◆ STATED TASK ◆
From the first line of the listing below to the line with "depths = list(range(27, 183, 5))", print each line exactly, and nothing more. Leave out the pictures.

====================

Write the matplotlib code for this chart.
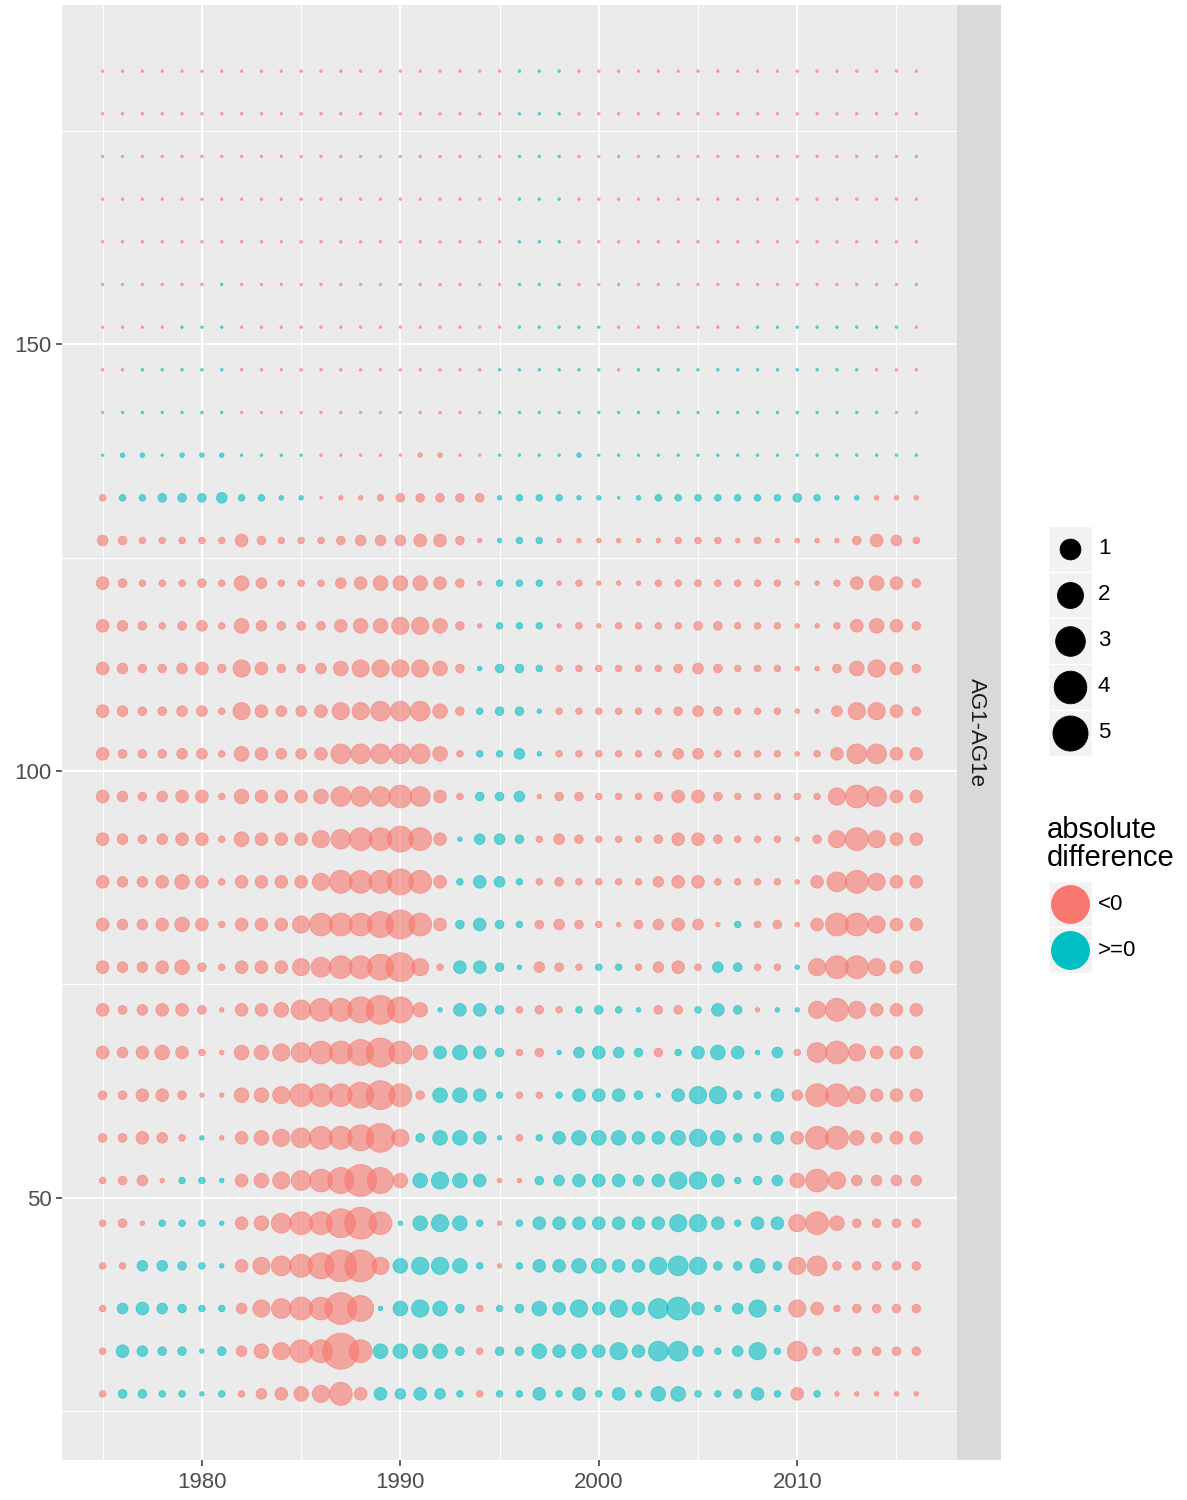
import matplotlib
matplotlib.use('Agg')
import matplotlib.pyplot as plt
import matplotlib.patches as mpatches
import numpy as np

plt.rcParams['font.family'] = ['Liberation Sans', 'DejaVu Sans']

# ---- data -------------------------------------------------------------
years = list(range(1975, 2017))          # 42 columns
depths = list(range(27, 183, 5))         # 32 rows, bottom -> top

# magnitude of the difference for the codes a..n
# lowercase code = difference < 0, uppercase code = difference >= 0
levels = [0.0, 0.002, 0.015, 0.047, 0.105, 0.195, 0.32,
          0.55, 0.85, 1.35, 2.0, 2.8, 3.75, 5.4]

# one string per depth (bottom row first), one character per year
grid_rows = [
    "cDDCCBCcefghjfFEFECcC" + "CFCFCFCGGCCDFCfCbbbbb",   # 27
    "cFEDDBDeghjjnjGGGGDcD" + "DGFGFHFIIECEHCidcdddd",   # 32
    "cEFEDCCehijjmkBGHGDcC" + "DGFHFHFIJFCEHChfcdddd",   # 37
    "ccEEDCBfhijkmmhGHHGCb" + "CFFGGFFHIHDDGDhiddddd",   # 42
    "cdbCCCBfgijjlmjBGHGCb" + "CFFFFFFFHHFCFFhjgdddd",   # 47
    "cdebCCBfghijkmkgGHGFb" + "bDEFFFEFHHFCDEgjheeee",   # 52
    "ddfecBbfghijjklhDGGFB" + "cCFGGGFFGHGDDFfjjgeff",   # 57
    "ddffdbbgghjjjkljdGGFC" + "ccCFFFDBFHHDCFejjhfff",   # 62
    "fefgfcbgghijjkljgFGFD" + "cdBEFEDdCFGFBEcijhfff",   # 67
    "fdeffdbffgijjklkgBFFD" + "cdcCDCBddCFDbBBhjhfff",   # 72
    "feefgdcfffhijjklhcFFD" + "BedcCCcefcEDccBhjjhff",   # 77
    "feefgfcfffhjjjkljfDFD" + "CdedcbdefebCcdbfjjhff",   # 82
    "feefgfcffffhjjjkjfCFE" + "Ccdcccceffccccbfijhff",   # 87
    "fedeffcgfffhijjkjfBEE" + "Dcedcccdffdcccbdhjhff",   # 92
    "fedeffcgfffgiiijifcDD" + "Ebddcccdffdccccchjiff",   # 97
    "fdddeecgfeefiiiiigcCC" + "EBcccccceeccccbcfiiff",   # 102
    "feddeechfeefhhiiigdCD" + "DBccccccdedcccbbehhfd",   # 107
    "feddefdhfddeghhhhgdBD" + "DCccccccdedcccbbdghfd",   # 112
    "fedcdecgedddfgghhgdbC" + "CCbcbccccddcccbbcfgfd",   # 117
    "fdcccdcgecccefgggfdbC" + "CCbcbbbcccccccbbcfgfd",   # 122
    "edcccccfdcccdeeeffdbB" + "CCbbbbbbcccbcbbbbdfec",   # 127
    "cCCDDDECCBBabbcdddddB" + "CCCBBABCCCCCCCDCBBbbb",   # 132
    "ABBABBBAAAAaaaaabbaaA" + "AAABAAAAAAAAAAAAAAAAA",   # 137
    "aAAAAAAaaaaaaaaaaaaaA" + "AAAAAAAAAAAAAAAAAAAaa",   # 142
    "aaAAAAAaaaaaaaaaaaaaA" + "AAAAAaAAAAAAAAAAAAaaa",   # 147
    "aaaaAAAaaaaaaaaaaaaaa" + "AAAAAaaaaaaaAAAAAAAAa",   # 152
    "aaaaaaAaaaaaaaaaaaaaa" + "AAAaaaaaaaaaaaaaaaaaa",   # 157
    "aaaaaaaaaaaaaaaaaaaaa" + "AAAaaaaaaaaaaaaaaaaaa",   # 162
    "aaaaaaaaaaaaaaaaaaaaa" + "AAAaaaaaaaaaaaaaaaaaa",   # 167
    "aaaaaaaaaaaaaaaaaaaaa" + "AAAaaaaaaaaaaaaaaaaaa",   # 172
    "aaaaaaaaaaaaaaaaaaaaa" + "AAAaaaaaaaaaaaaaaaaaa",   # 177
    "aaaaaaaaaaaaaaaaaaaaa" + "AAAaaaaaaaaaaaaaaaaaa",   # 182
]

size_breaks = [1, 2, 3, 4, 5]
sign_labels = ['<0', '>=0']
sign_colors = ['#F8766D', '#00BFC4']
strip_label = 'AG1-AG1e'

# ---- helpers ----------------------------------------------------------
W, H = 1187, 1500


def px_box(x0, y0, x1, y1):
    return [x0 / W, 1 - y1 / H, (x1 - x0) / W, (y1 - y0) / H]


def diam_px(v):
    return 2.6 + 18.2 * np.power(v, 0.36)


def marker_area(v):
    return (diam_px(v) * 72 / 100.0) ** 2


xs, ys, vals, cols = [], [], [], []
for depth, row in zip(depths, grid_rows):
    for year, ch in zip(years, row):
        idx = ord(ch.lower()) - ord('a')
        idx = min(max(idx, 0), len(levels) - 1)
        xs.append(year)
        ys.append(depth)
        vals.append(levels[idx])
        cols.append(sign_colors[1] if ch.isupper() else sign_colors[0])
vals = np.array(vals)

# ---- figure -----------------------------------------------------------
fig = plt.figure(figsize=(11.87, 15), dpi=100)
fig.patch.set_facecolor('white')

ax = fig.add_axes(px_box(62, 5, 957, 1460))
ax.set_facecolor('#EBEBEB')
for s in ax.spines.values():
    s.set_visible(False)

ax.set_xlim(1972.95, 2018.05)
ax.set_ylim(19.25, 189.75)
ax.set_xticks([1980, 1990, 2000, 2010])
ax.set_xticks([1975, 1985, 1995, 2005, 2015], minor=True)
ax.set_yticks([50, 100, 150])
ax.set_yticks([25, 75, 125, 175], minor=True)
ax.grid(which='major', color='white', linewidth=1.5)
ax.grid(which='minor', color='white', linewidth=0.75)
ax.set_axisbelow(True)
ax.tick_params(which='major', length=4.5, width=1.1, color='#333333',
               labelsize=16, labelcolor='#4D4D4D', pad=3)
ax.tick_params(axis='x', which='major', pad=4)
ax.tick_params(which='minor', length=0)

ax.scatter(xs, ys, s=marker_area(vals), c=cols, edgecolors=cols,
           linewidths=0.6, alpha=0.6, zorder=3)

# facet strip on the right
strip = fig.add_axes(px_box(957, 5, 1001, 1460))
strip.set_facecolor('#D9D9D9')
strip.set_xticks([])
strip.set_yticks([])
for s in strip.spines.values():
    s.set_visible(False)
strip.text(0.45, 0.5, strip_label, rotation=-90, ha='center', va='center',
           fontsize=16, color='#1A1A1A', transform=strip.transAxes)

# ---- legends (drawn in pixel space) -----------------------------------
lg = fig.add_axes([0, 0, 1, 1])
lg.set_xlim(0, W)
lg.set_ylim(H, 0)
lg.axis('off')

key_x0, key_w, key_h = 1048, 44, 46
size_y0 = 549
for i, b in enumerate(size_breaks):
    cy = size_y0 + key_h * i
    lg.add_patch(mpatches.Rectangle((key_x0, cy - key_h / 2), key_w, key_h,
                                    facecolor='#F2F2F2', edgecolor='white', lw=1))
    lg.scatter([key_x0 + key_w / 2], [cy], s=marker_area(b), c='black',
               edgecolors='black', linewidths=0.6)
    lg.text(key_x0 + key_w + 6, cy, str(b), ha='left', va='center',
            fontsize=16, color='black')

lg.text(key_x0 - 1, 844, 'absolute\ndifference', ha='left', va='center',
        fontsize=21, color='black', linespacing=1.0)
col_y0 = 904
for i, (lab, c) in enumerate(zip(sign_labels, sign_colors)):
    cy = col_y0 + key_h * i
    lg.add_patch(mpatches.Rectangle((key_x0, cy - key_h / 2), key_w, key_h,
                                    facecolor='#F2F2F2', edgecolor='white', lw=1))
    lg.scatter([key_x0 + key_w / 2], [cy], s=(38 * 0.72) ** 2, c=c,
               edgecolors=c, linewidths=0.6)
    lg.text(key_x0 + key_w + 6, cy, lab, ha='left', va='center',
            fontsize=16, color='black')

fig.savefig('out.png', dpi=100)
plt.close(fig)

====================

◆ SOLUTION TO THE EXERCISE ◆
Write the matplotlib code for this chart.
import matplotlib
matplotlib.use('Agg')
import matplotlib.pyplot as plt
import matplotlib.patches as mpatches
import numpy as np

plt.rcParams['font.family'] = ['Liberation Sans', 'DejaVu Sans']

# ---- data -------------------------------------------------------------
years = list(range(1975, 2017))          # 42 columns
depths = list(range(27, 183, 5))         # 32 rows, bottom -> top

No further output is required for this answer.